## begin

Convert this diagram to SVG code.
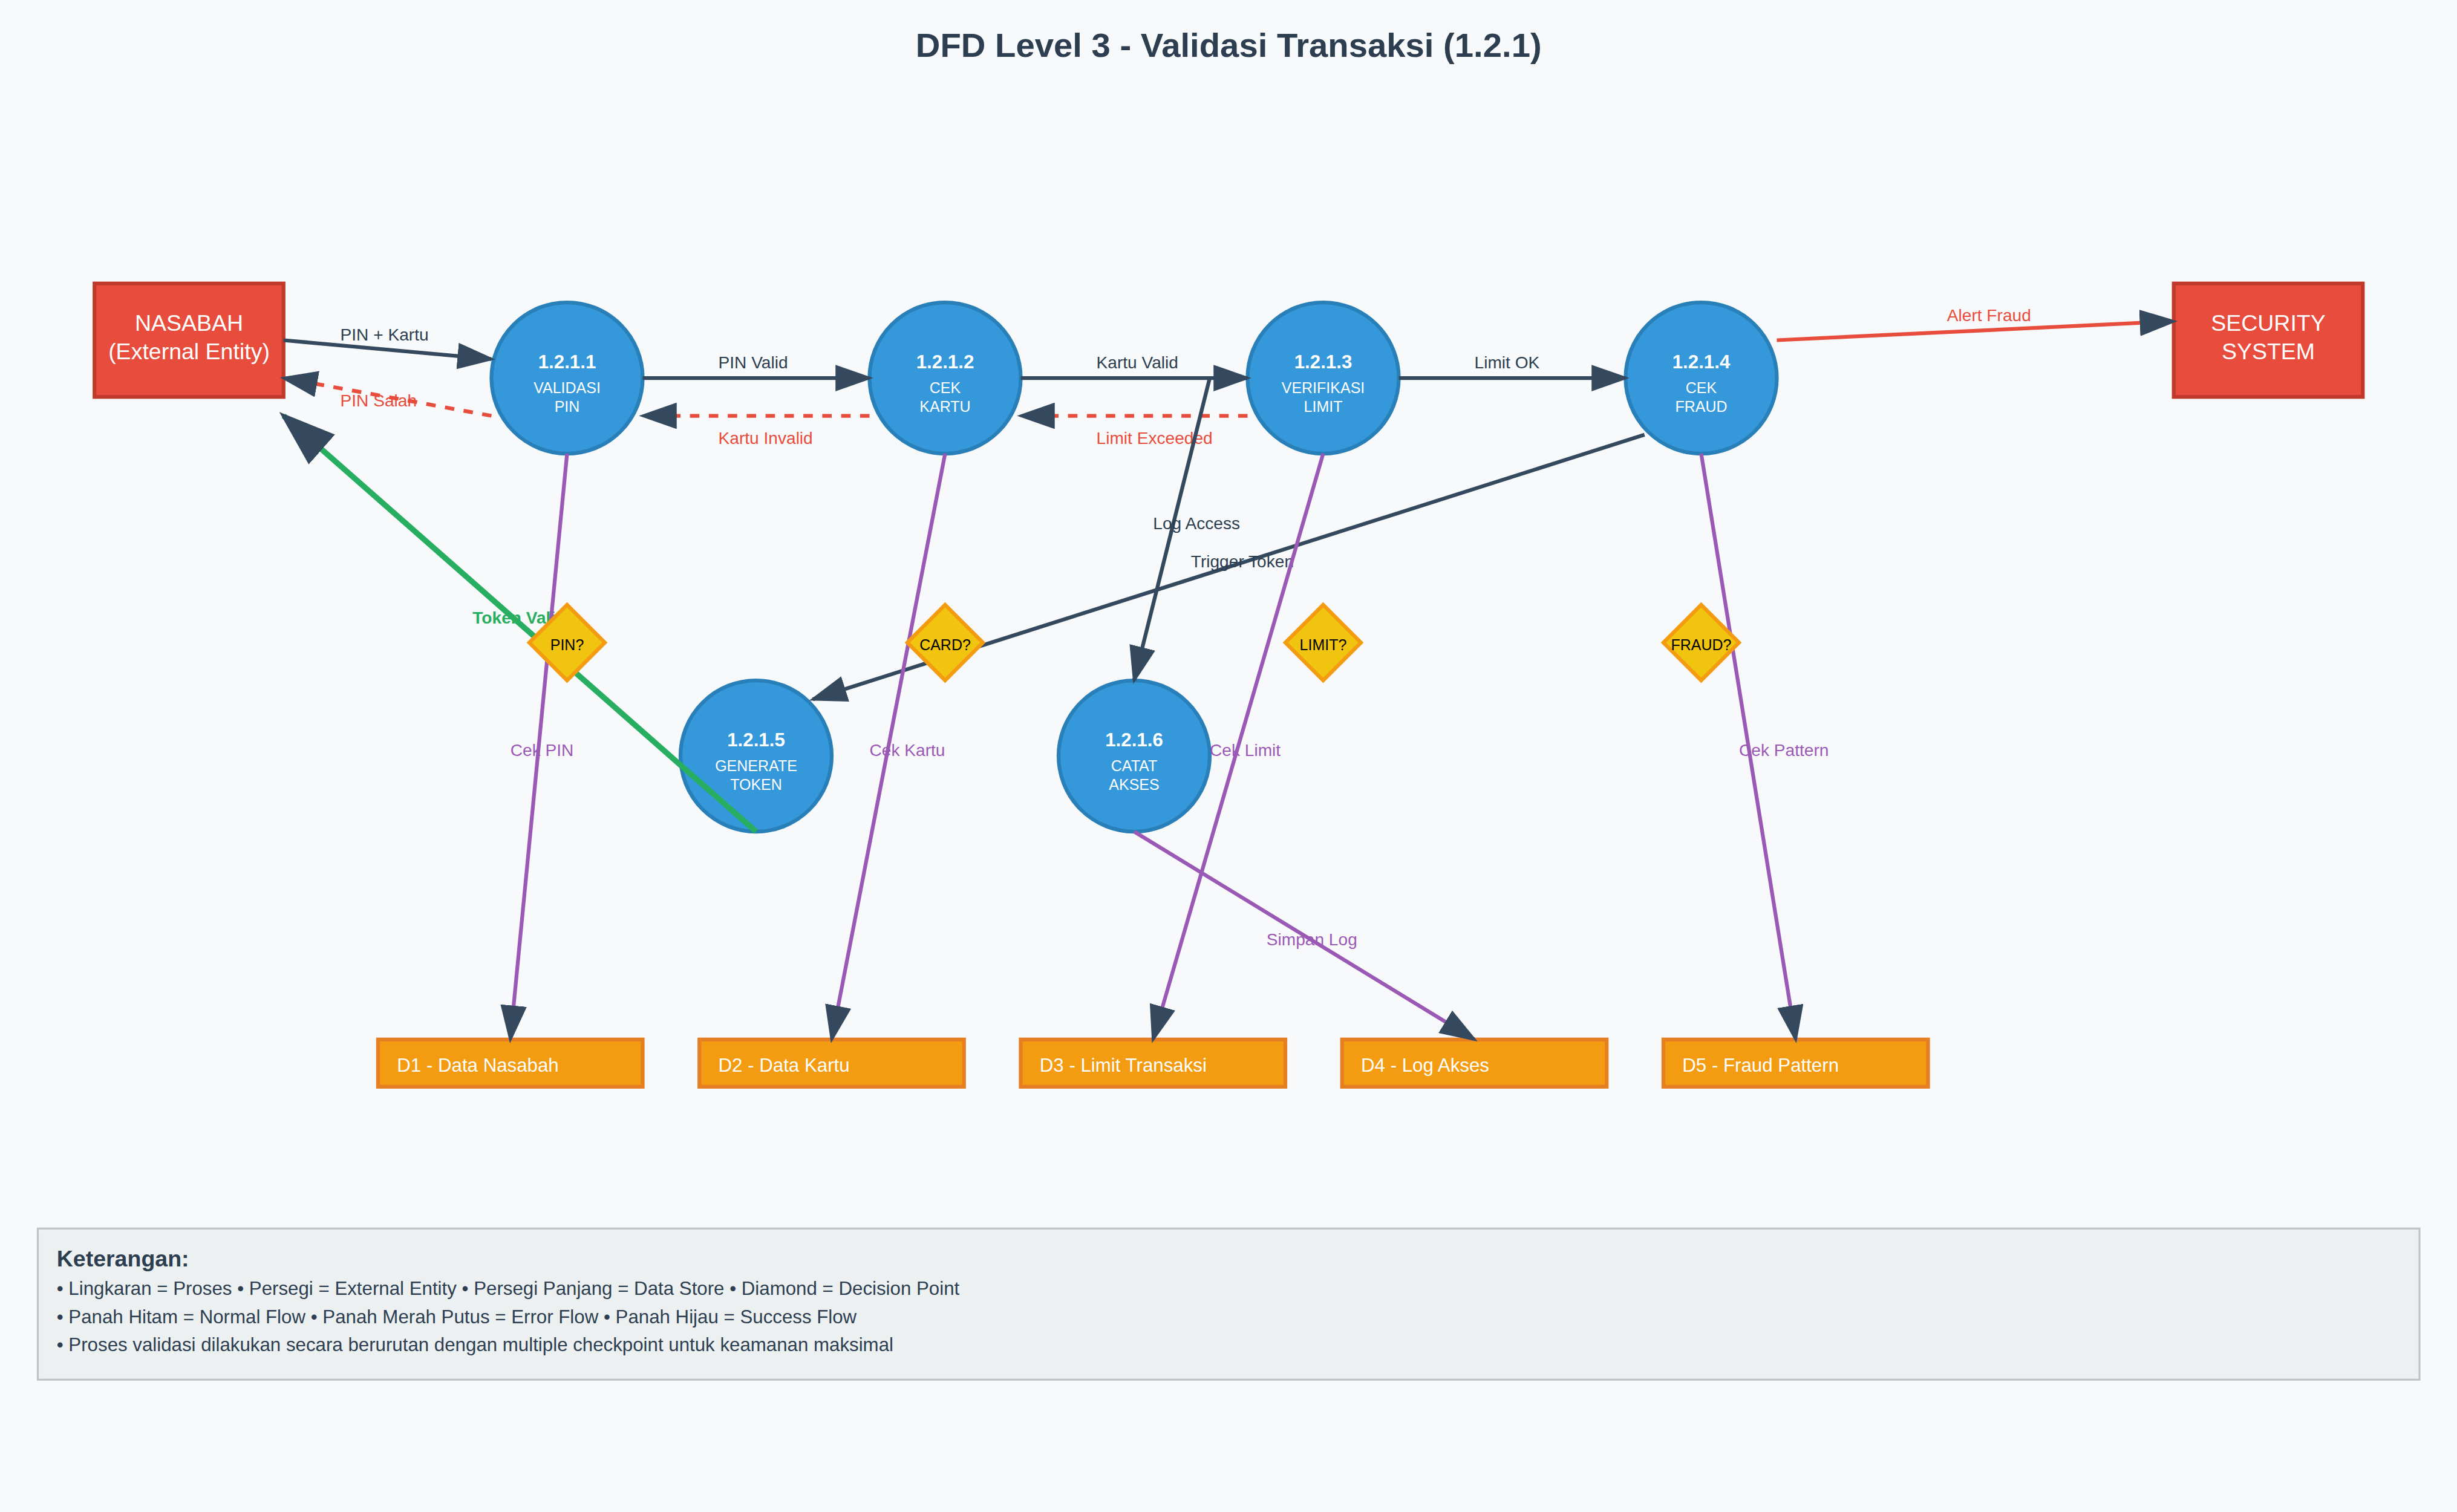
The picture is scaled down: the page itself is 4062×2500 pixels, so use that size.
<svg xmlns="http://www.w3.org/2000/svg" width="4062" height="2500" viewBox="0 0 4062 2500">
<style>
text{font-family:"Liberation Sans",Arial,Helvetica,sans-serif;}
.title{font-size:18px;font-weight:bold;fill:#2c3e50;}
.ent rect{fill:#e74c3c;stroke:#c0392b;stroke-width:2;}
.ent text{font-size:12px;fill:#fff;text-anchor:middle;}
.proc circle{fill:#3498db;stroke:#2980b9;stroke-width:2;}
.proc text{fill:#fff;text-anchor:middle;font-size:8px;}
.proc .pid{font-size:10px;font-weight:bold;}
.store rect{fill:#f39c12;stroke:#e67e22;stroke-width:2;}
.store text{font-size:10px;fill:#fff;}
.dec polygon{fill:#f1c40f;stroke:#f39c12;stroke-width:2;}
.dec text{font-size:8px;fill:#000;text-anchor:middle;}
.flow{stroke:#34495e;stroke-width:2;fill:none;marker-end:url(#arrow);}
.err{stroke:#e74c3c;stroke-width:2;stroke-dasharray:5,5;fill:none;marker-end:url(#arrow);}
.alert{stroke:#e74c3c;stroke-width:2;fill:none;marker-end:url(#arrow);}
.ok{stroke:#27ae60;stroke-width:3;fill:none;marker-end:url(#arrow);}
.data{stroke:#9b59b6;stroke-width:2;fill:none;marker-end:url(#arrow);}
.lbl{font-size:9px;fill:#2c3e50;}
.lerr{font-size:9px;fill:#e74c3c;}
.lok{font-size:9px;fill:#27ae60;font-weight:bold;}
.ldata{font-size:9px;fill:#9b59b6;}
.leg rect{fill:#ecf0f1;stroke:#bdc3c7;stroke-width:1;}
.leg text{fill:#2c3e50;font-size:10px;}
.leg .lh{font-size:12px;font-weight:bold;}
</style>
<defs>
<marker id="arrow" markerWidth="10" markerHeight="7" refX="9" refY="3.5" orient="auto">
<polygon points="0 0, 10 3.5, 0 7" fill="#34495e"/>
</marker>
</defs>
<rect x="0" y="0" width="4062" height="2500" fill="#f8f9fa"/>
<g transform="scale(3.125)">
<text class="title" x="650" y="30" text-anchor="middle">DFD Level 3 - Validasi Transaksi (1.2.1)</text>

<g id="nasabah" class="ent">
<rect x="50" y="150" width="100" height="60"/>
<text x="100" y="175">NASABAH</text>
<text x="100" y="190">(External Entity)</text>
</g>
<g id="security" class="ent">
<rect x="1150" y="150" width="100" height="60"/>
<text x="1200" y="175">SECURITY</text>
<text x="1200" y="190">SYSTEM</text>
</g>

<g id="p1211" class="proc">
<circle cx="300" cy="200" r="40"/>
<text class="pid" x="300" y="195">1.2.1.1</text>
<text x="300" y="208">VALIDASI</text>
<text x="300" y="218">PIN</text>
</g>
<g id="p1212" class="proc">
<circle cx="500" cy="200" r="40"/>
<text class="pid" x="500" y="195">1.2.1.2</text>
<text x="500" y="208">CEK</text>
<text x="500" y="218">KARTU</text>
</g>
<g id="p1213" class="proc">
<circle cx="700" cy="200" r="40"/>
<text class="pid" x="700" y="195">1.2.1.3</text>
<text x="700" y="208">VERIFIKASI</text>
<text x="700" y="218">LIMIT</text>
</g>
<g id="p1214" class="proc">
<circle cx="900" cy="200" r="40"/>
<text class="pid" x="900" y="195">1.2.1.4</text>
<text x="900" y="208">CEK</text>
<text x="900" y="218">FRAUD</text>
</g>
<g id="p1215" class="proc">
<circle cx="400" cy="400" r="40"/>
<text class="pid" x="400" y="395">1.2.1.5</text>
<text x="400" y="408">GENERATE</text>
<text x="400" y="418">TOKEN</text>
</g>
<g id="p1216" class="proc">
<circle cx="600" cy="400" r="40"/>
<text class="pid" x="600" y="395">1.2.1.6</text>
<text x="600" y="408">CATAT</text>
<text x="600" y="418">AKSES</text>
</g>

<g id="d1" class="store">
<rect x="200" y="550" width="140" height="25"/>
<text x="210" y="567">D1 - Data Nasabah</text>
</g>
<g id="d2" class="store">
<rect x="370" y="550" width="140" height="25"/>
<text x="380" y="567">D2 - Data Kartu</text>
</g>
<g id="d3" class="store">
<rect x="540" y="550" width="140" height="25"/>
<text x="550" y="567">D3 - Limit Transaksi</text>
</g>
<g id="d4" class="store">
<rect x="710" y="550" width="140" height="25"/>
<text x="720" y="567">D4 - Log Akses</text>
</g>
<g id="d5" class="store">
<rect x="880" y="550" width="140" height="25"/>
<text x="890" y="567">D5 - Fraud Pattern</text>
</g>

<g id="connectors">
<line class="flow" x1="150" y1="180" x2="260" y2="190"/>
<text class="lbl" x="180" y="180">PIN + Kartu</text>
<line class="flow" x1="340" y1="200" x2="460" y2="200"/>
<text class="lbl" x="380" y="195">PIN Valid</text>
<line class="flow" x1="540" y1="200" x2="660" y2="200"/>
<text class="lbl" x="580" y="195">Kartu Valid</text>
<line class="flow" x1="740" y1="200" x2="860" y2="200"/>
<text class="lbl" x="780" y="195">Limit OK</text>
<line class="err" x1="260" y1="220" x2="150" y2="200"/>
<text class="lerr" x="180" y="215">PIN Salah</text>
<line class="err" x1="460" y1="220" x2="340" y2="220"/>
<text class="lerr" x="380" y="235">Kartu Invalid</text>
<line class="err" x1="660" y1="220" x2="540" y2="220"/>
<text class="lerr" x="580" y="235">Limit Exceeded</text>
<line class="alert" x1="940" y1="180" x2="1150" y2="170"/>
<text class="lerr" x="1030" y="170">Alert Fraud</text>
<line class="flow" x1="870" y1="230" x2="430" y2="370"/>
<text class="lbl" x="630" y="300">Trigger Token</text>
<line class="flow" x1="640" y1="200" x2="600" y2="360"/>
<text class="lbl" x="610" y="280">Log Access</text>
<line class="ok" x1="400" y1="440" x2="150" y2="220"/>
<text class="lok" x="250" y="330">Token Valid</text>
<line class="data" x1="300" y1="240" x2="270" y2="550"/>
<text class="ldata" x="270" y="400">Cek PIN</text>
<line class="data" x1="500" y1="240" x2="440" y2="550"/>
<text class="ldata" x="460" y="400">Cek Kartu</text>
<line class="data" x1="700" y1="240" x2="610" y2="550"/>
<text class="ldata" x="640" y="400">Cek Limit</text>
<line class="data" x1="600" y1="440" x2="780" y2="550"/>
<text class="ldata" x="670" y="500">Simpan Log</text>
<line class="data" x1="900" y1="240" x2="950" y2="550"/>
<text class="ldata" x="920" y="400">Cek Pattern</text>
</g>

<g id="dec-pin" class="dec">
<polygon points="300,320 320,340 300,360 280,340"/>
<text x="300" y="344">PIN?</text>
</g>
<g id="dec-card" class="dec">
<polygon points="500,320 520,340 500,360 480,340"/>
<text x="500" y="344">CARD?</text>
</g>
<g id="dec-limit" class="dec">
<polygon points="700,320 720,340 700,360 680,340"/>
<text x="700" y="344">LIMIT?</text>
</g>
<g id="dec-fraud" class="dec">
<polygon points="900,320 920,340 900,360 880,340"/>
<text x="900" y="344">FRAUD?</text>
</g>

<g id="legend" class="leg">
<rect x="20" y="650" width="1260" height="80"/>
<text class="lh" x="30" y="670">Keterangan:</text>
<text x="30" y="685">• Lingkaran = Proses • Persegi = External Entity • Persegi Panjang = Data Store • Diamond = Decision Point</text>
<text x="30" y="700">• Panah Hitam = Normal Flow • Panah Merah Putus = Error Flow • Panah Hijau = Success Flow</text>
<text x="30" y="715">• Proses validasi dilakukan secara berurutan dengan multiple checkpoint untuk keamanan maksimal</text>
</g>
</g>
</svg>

## end

* **Work instructions**
Take the lines from the line with "The picture is" through the line with "Validasi Transaksi (1.2.1)</text>", both ends included, and give them again exactly, with nothing else.

* **Answer in full**
The picture is scaled down: the page itself is 4062×2500 pixels, so use that size.
<svg xmlns="http://www.w3.org/2000/svg" width="4062" height="2500" viewBox="0 0 4062 2500">
<style>
text{font-family:"Liberation Sans",Arial,Helvetica,sans-serif;}
.title{font-size:18px;font-weight:bold;fill:#2c3e50;}
.ent rect{fill:#e74c3c;stroke:#c0392b;stroke-width:2;}
.ent text{font-size:12px;fill:#fff;text-anchor:middle;}
.proc circle{fill:#3498db;stroke:#2980b9;stroke-width:2;}
.proc text{fill:#fff;text-anchor:middle;font-size:8px;}
.proc .pid{font-size:10px;font-weight:bold;}
.store rect{fill:#f39c12;stroke:#e67e22;stroke-width:2;}
.store text{font-size:10px;fill:#fff;}
.dec polygon{fill:#f1c40f;stroke:#f39c12;stroke-width:2;}
.dec text{font-size:8px;fill:#000;text-anchor:middle;}
.flow{stroke:#34495e;stroke-width:2;fill:none;marker-end:url(#arrow);}
.err{stroke:#e74c3c;stroke-width:2;stroke-dasharray:5,5;fill:none;marker-end:url(#arrow);}
.alert{stroke:#e74c3c;stroke-width:2;fill:none;marker-end:url(#arrow);}
.ok{stroke:#27ae60;stroke-width:3;fill:none;marker-end:url(#arrow);}
.data{stroke:#9b59b6;stroke-width:2;fill:none;marker-end:url(#arrow);}
.lbl{font-size:9px;fill:#2c3e50;}
.lerr{font-size:9px;fill:#e74c3c;}
.lok{font-size:9px;fill:#27ae60;font-weight:bold;}
.ldata{font-size:9px;fill:#9b59b6;}
.leg rect{fill:#ecf0f1;stroke:#bdc3c7;stroke-width:1;}
.leg text{fill:#2c3e50;font-size:10px;}
.leg .lh{font-size:12px;font-weight:bold;}
</style>
<defs>
<marker id="arrow" markerWidth="10" markerHeight="7" refX="9" refY="3.5" orient="auto">
<polygon points="0 0, 10 3.5, 0 7" fill="#34495e"/>
</marker>
</defs>
<rect x="0" y="0" width="4062" height="2500" fill="#f8f9fa"/>
<g transform="scale(3.125)">
<text class="title" x="650" y="30" text-anchor="middle">DFD Level 3 - Validasi Transaksi (1.2.1)</text>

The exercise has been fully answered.